DOWNEY – The Downey City Council voted unanimously Tuesday to replace Time Warner Cable as the library’s internet service provider in favor of a new company that promises cheaper and faster internet access while eliminating the current two-hour Wi-Fi limit. The company, Califa, is a state non-profit created by the California State Library, which offers internet service on behalf of 86 library systems. It utilizes a technology called CalREN, which is used by California colleges and universities.
According to a staff report, Califa is proposing 1 GBPS of public internet access, which would be 20 times faster than Downey’s current ISP. It would also be $2.50 cheaper per month.
Through Califa, the library would be able to create “virtual libraries” at select parks and the civic center, offering mobile access to electronic books and the internet.
Park sites currently scheduled to receive virtual libraries include Discovery, Independence and Apollo.
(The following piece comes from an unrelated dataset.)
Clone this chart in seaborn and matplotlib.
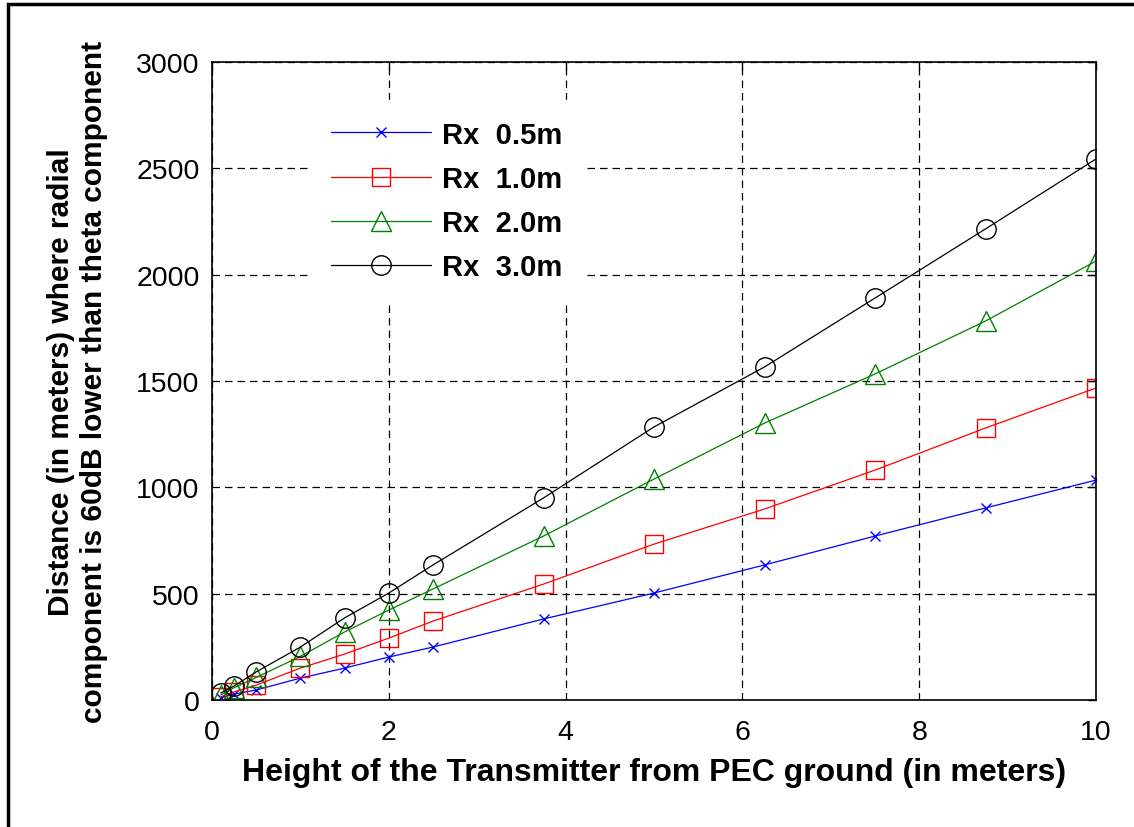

Downey’s library and civic center currently offer free wireless internet, though it’s capped at two hours per day by Time Warner Cable.
The initial cost to switch to Califa is $72,287, which includes a required firewall upgrade ($18,200), seven WiFi access points ($7,000) and five PoE switches ($15,000).
Downey, however, could pay nothing thanks to rebates and a state of California grant.
Downey’s monthly fee would be $72.50, with rebates applied.
Councilman Fernando Vasquez has long sought free public Wi-Fi at public spaces, including downtown.
“I think this is a step in the right direction, but I don’t think it’s the end game,” Vasquez said Tuesday.